> [PROBLEM REQUIREMENTS]:
Beneath this line are entries. Copy the range from the line with "Emit a Python" to the line with "ax.tick_params(labelsize=13, length=5)", ends included, exactly; leave pictures out.

> [GIVEN RECORDS]:
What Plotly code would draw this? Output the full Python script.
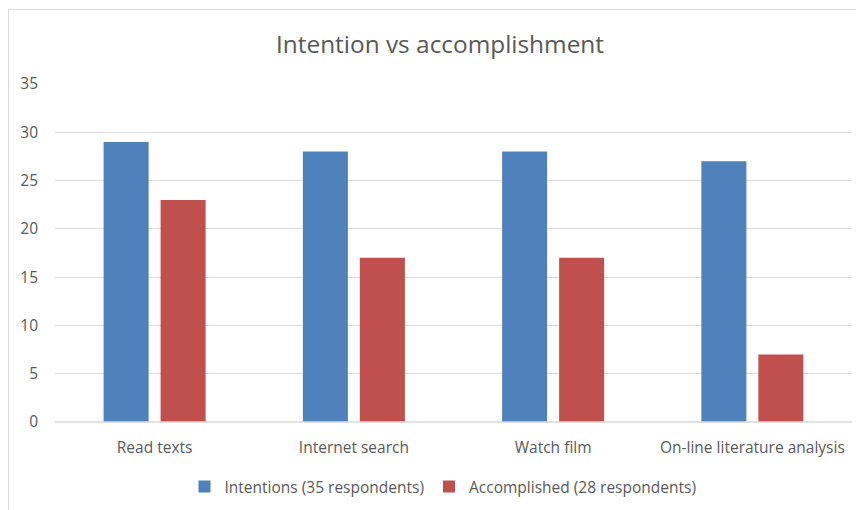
import plotly.graph_objects as go

categories = ["Read texts", "Internet search", "Watch film", "On-line literature analysis"]
intentions = [29, 28, 28, 27]
accomplished = [23, 17, 17, 7]
y_ticks = [0, 5, 10, 15, 20, 25, 30, 35]

# page body has an 8px default margin, so the figure is drawn at (8, 8)
OFF = 8
W, H = 864 - OFF, 510 - OFF
L = 55 - OFF
T = 84 - OFF
R = W - (852 - OFF)
B = H - (422.5 - OFF)
pw = W - L - R
ph = H - T - B

def px_x(x):
    return (x - OFF - L) / pw

def px_y(y):
    return (H - B - (y - OFF)) / ph

FONT = "Open Sans"
TXT = "#595959"

fig = go.Figure()
fig.add_trace(go.Bar(x=categories, y=intentions, name="Intentions (35 respondents)",
                     marker=dict(color="#4F81BD", line=dict(width=0))))
fig.add_trace(go.Bar(x=categories, y=accomplished, name="Accomplished (28 respondents)",
                     marker=dict(color="#C0504D", line=dict(width=0))))

fig.update_layout(
    width=W, height=H,
    margin=dict(l=L, r=R, t=T, b=B, autoexpand=False),
    paper_bgcolor="white", plot_bgcolor="white",
    barmode="group", bargap=0.428, bargroupgap=0.21,
    font=dict(family=FONT, color=TXT, size=15.5),
    title=dict(text="Intention vs accomplishment", x=(440 - OFF) / W, xref="container",
               xanchor="center", y=1 - (44 - OFF) / H, yref="container", yanchor="middle",
               font=dict(size=24.4, color=TXT, family=FONT)),
    showlegend=True,
    legend=dict(orientation="h", x=(443 - OFF) / W, xref="container", xanchor="center",
                y=1 - (487 - OFF) / H, yref="container", yanchor="middle",
                font=dict(size=15.5, color=TXT, family=FONT), itemwidth=30,
                traceorder="normal"),
    xaxis=dict(showgrid=False, showline=False, ticks="", tickfont=dict(size=15.5, color=TXT),
               automargin=False, ticklabelstandoff=14),
    yaxis=dict(range=[0, 35], tickvals=y_ticks, showgrid=True, gridcolor="#D9D9D9", gridwidth=1,
               zeroline=False, showline=False, ticks="", tickfont=dict(size=15.5, color=TXT),
               ticklabelstandoff=16, automargin=False),
    shapes=[
        dict(type="line", xref="paper", yref="paper", x0=0, x1=1, y0=0, y1=0,
             line=dict(color="#D9D9D9", width=1.5)),
        dict(type="rect", xref="paper", yref="paper", x0=px_x(8.5), x1=px_x(900),
             y0=px_y(560), y1=px_y(9.5), line=dict(color="#D9D9D9", width=1), layer="below"),
    ],
)

fig.write_html("out.html")
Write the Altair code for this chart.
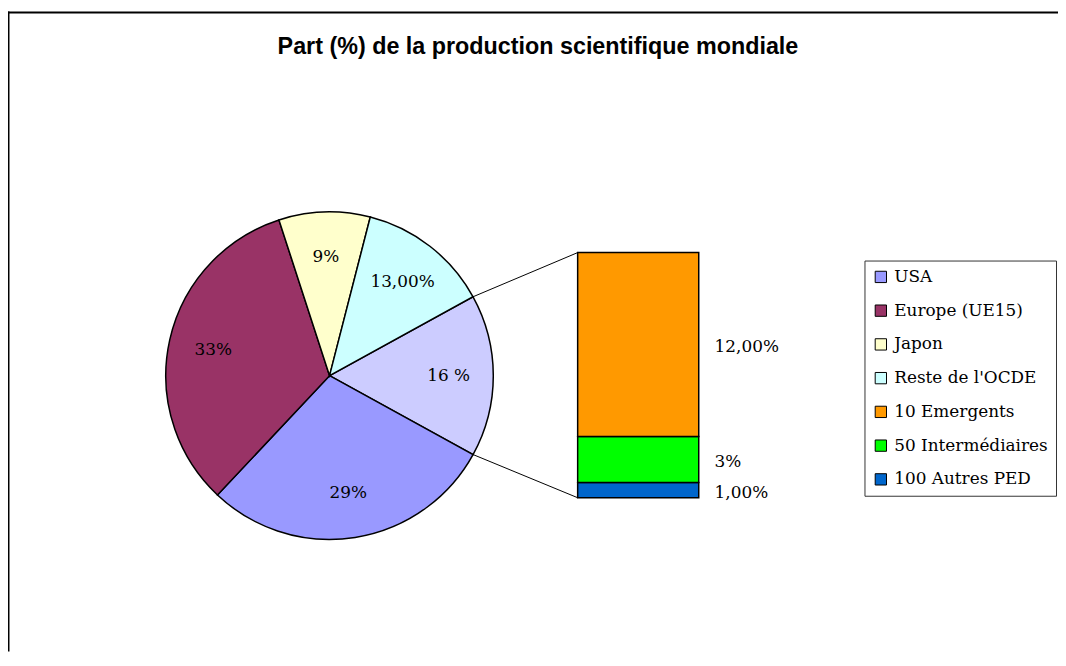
import math
import altair as alt
import pandas as pd

# ---------------- data ----------------
title_text = "Part (%) de la production scientifique mondiale"

pie_categories = ["Autres", "USA", "Europe (UE15)", "Japon", "Reste de l'OCDE"]
pie_values = [16, 29, 33, 9, 13]
pie_labels = ["16 %", "29%", "33%", "9%", "13,00%"]

bar_categories = ["100 Autres PED", "50 Intermédiaires", "10 Emergents"]
bar_values = [1, 3, 12]
bar_labels = ["1,00%", "3%", "12,00%"]

legend_order = ["USA", "Europe (UE15)", "Japon", "Reste de l'OCDE",
                "10 Emergents", "50 Intermédiaires", "100 Autres PED"]

color_domain = ["USA", "Europe (UE15)", "Japon", "Reste de l'OCDE",
                "10 Emergents", "50 Intermédiaires", "100 Autres PED", "Autres"]
color_range = ["#9999FF", "#993366", "#FFFFCC", "#CCFFFF",
               "#FF9900", "#00FF00", "#0066CC", "#CCCCFF"]

# ---------------- layout (chart pixel space) ----------------
W, H = 1058, 646
CX, CY, R = 324, 368, 165
BAR_X0, BAR_X1 = 574, 696
BAR_BOTTOM, BAR_TOP = 491, 244
SERIF = "DejaVu Serif"

pie_df = pd.DataFrame({"cat": pie_categories, "value": pie_values,
                       "label": pie_labels, "order": list(range(len(pie_values)))})
bar_df = pd.DataFrame({"cat": bar_categories, "value": bar_values,
                       "label": bar_labels, "order": list(range(len(bar_values)))})

total = sum(pie_values)
other = pie_values[0]
start = math.pi / 2 - math.pi * other / total
end_other = start + 2 * math.pi * other / total
theta_scale = alt.Scale(range=[start, start + 2 * math.pi])

color_enc = alt.Color(
    "cat:N",
    scale=alt.Scale(domain=color_domain, range=color_range),
    legend=alt.Legend(
        values=legend_order, orient="none", legendX=863, legendY=252,
        title=None, strokeColor="#333333", fillColor="white", padding=8,
        symbolType="square", symbolSize=130, symbolStrokeColor="black",
        symbolStrokeWidth=1, symbolOpacity=1,
        labelFont=SERIF, labelFontSize=17, labelColor="black",
        labelOffset=5, rowPadding=16, labelLimit=300,
    ),
)

pie = alt.Chart(pie_df).mark_arc(outerRadius=R, stroke="black", strokeWidth=1.5).encode(
    theta=alt.Theta("value:Q", stack=True, scale=theta_scale),
    order=alt.Order("order:Q"),
    color=color_enc,
    x=alt.value(CX), y=alt.value(CY),
)

pie_text = alt.Chart(pie_df).mark_text(radius=120, font=SERIF, fontSize=17,
                                       color="black", align="center", baseline="middle").encode(
    theta=alt.Theta("value:Q", stack=True, scale=theta_scale),
    order=alt.Order("order:Q"),
    text="label:N",
    x=alt.value(CX), y=alt.value(CY),
)

bar_total = sum(bar_values)
y_scale = alt.Scale(domain=[0, bar_total], range=[BAR_BOTTOM, BAR_TOP])

bar_base = alt.Chart(bar_df).transform_stack(
    stack="value", groupby=[], as_=["v0", "v1"],
    sort=[alt.SortField("order", order="ascending")],
).transform_calculate(mid="(datum.v0 + datum.v1) / 2")

bar = bar_base.mark_bar(stroke="black", strokeWidth=1.5).encode(
    x=alt.value(BAR_X0), x2=alt.value(BAR_X1),
    y=alt.Y("v0:Q", scale=y_scale, axis=None), y2="v1:Q",
    color=color_enc,
)

bar_text = bar_base.mark_text(font=SERIF, fontSize=17, color="black",
                              align="left", baseline="middle", dy=3).encode(
    x=alt.value(712),
    y=alt.Y("mid:Q", scale=y_scale, axis=None),
    text="label:N",
)

# connector lines from the split slice edges to the bar corners
p1 = (CX + R * math.sin(start), CY - R * math.cos(start))
p2 = (CX + R * math.sin(end_other), CY - R * math.cos(end_other))
conn_df = pd.DataFrame({"x1": [p1[0], p2[0]], "y1": [p1[1], p2[1]],
                        "x2": [BAR_X0, BAR_X0], "y2": [BAR_TOP, BAR_BOTTOM]})
connectors = alt.Chart(conn_df).mark_rule(color="black", strokeWidth=1).encode(
    x=alt.X("x1:Q", scale=alt.Scale(domain=[0, W], range=[0, W]), axis=None),
    x2="x2:Q",
    y=alt.Y("y1:Q", scale=alt.Scale(domain=[0, H], range=[0, H]), axis=None),
    y2="y2:Q",
)

one = pd.DataFrame({"t": [title_text]})
title = alt.Chart(one).mark_text(font="Liberation Sans", fontWeight="bold", fontSize=23.5,
                                 color="black", align="center", baseline="alphabetic").encode(
    text="t:N", x=alt.value(534), y=alt.value(44),
)

frame_top = alt.Chart(one).mark_rule(color="black", strokeWidth=2).encode(
    x=alt.value(0), x2=alt.value(W), y=alt.value(2))
frame_left = alt.Chart(one).mark_rule(color="black", strokeWidth=2).encode(
    x=alt.value(0.5), y=alt.value(1), y2=alt.value(H))

chart = alt.layer(
    connectors, pie, pie_text, bar, bar_text, title, frame_top, frame_left
).resolve_scale(y="independent", x="independent").properties(
    width=W, height=H, padding=0,
    autosize=alt.AutoSizeParams(type="none"),
).configure_view(stroke=None)

chart.save("out.html", embed_options={"renderer": "svg", "actions": False})
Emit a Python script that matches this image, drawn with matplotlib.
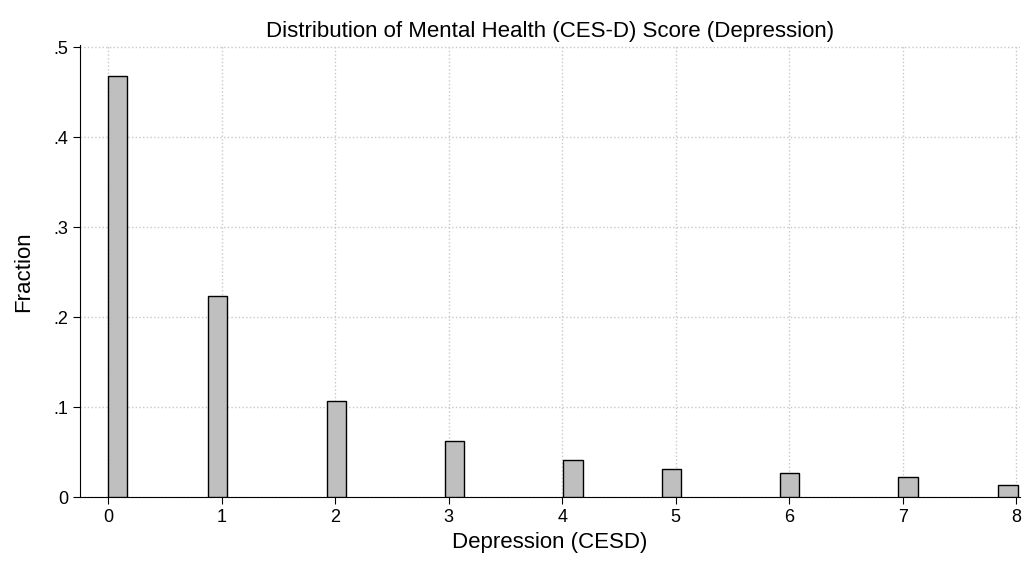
import matplotlib.pyplot as plt
import numpy as np

plt.rcParams['font.family'] = ['Liberation Sans', 'DejaVu Sans']

# left edges of histogram bins and their fractions
bin_left = [0.0, 0.877, 1.93, 2.965, 4.01, 4.88, 5.92, 6.96, 7.84]
fraction = [0.468, 0.224, 0.107, 0.062, 0.041, 0.031, 0.027, 0.022, 0.014]
bin_width = 0.17

fig = plt.figure(figsize=(10.28, 5.67), dpi=100)
ax = fig.add_axes([0.078, 0.123, 0.914, 0.797])

ax.bar(bin_left, fraction, width=bin_width, align='edge',
       color='#bfbfbf', edgecolor='black', linewidth=1, zorder=3)

ax.set_xlim(-0.245, 8.03)
ax.set_ylim(0, 0.502)
ax.set_xticks(range(9))
ax.set_yticks([0, 0.1, 0.2, 0.3, 0.4, 0.5])
ax.set_yticklabels(['0', '.1', '.2', '.3', '.4', '.5'])
ax.grid(True, linestyle=':', color='#c8c8c8', linewidth=1, zorder=0)
for s in ['top', 'right']:
    ax.spines[s].set_visible(False)
ax.tick_params(labelsize=13, length=5)

ax.set_xlabel('Depression (CESD)', fontsize=16)
ax.set_ylabel('Fraction', fontsize=16, labelpad=14)
ax.set_title('Distribution of Mental Health (CES-D) Score (Depression)', fontsize=16)

fig.savefig('out.png', dpi=100)
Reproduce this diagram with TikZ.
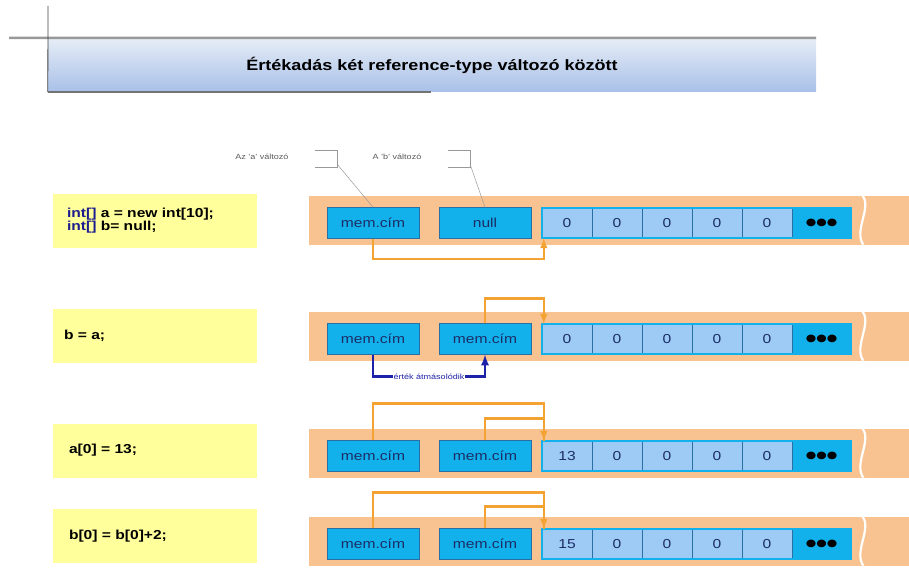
\documentclass[tikz,border=0pt]{standalone}
\usepackage{fontspec}
\setmainfont{Liberation Sans}[FakeStretch=1.2]
\newfontfamily\symfont{DejaVu Sans}[FakeStretch=1.2]
\usepackage{xcolor}
\usetikzlibrary{arrows,positioning,calc}

\definecolor{bandorange}{HTML}{F9C391}
\definecolor{memcyan}{HTML}{12B1EC}
\definecolor{cellblue}{HTML}{9DCBF6}
\definecolor{celledge}{HTML}{2A6FA3}
\definecolor{codeyellow}{HTML}{FFFF9C}
\definecolor{codenavy}{HTML}{1C1C8E}
\definecolor{ptrorange}{HTML}{F4A232}
\definecolor{copyblue}{HTML}{1E22A8}
\definecolor{textnavy}{HTML}{1C2D66}
\definecolor{titletop}{HTML}{E6EDF6}
\definecolor{titlebot}{HTML}{A8C0E8}

\tikzset{
  band/.style={rectangle, fill=bandorange, minimum width=601pt, minimum height=49pt, inner sep=0pt},
  memcell/.style={rectangle, draw=celledge, fill=memcyan, minimum width=92pt, minimum height=31pt, inner sep=0pt, text=textnavy, font=\fontsize{13}{13}\selectfont},
  arraycell/.style={rectangle, draw=celledge, fill=cellblue, minimum width=50pt, minimum height=30pt, inner sep=0pt, text=textnavy, font=\fontsize{13}{13}\selectfont},
  dotcell/.style={arraycell, fill=memcyan, minimum width=59pt, text=black, font=\symfont\fontsize{10}{10}\selectfont},
  codebox/.style={rectangle, fill=codeyellow, minimum width=204pt, minimum height=54pt, inner sep=0pt},
  codetext/.style={anchor=west, inner sep=0pt, align=left, font=\bfseries\fontsize{13}{11.5}\selectfont},
  titlebox/.style={rectangle, top color=titletop, bottom color=titlebot, minimum width=768pt, minimum height=54pt, inner sep=0pt, font=\bfseries\fontsize{15}{15}\selectfont},
  calltext/.style={text=black!65, inner sep=0pt, font=\fontsize{7.5}{7.5}\selectfont},
  callout/.style={draw=black!40, line width=0.5pt},
  ptr/.style={draw=ptrorange, line width=2.4pt, -latex},
  ptrline/.style={draw=ptrorange, line width=2.4pt},
  copyarrow/.style={draw=copyblue, line width=2.6pt, -latex},
}

\begin{document}
\begin{tikzpicture}[x=1pt, y=-1pt]
    \useasboundingbox (0,0) rectangle (909,567);

    % Title
    \node[titlebox] (title) at (432,65) {Értékadás két reference-type változó között};
    \coordinate (rulestart) at (9,38);
    \coordinate (linetop) at (48,6);
    \draw[black!40, line width=2.5pt] (rulestart) -- (title.north east);
    \draw[black!75, line width=0.8pt] (linetop) -- (title.south west);
    \draw[black!55, line width=1.5pt] (title.south west) -- ++(383,0);

    % Memory rows
    \foreach \r/\y/\first/\second in {1/223/0/null, 2/339/0/mem.cím, 3/456/13/mem.cím, 4/544/15/mem.cím} {
        \node[band] (band\r) at (609,\y-3) {};
        \draw[white, line width=2.2pt] ($(band\r.north west)+(554,0)$) .. controls +(10,12) and +(-10,-14) .. ($(band\r.south west)+(555,0)$);
        \node[memcell] (ma\r) at (373,\y) {mem.cím};
        \node[memcell] (mb\r) at (485,\y) {\second};
        \foreach \v [count=\i] in {\first,0,0,0,0}
            \node[arraycell] (a\r-\i) at (517+50*\i,\y) {\v};
        \node[dotcell] (a\r-6) at (821.5,\y) {●●●};
        \draw[memcyan, line width=2pt] (a\r-1.north west) rectangle (a\r-6.south east);
    }

    % Code
    \node[codebox] (code1) at (155,220.5) {};
    \node[codebox] (code2) at (155,336) {};
    \node[codebox] (code3) at (155,450.5) {};
    \node[codebox] (code4) at (155,536) {};
    \node[codetext] (text1) at ([xshift=14pt]code1.west) {\textcolor{codenavy}{int[]} a = new int[10];\\\textcolor{codenavy}{int[]} b= null;};
    \node[codetext] (text2) at ([xshift=11pt]code2.west) {b = a;};
    \node[codetext] (text3) at ([xshift=16pt]code3.west) {a[0] = 13;};
    \node[codetext] (text4) at ([xshift=16pt]code4.west) {b[0] = b[0]+2;};

    % Callouts
    \node[calltext] (nameA) at (262,157) {Az 'a' változó};
    \node[calltext] (nameB) at (397,157) {A 'b' változó};
    \draw[callout] (315,150) -- (337,150) -- (337,167) -- (315,167);
    \draw[callout] (448,150) -- (470,150) -- (470,167) -- (448,167);
    \coordinate (accA) at (337,164);
    \coordinate (accB) at (470,164);
    \draw[callout] (accA) -- (ma1.north);
    \draw[callout] (accB) -- (mb1.north);

    % References
    \draw[ptr] (ma1.south) -- ++(0,20) -| ([xshift=2pt]a1-1.south west);
    \draw[ptr] (mb2.north) -- ++(0,-25) -| ([xshift=2pt]a2-1.north west);
    \draw[copyarrow] (ma2.south) -- ++(0,22) -| node[pos=0.25, fill=white, inner sep=1pt, text=copyblue, font=\fontsize{7.5}{7.5}\selectfont] {érték átmásolódik} (mb2.south);
    \draw[ptrline] (mb3.north) -- ++(0,-22) -| ([xshift=2pt]a3-1.north west);
    \draw[ptr] (ma3.north) -- ++(0,-37) -| ([xshift=2pt]a3-1.north west);
    \draw[ptrline] (mb4.north) -- ++(0,-22) -| ([xshift=2pt]a4-1.north west);
    \draw[ptr] (ma4.north) -- ++(0,-36) -| ([xshift=2pt]a4-1.north west);
\end{tikzpicture}
\end{document}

> [OUTPUT OF THE EXERCISE]:
Emit a Python script that matches this image, drawn with matplotlib.
import matplotlib.pyplot as plt
import numpy as np

plt.rcParams['font.family'] = ['Liberation Sans', 'DejaVu Sans']

# left edges of histogram bins and their fractions
bin_left = [0.0, 0.877, 1.93, 2.965, 4.01, 4.88, 5.92, 6.96, 7.84]
fraction = [0.468, 0.224, 0.107, 0.062, 0.041, 0.031, 0.027, 0.022, 0.014]
bin_width = 0.17

fig = plt.figure(figsize=(10.28, 5.67), dpi=100)
ax = fig.add_axes([0.078, 0.123, 0.914, 0.797])

ax.bar(bin_left, fraction, width=bin_width, align='edge',
       color='#bfbfbf', edgecolor='black', linewidth=1, zorder=3)

ax.set_xlim(-0.245, 8.03)
ax.set_ylim(0, 0.502)
ax.set_xticks(range(9))
ax.set_yticks([0, 0.1, 0.2, 0.3, 0.4, 0.5])
ax.set_yticklabels(['0', '.1', '.2', '.3', '.4', '.5'])
ax.grid(True, linestyle=':', color='#c8c8c8', linewidth=1, zorder=0)
for s in ['top', 'right']:
    ax.spines[s].set_visible(False)
ax.tick_params(labelsize=13, length=5)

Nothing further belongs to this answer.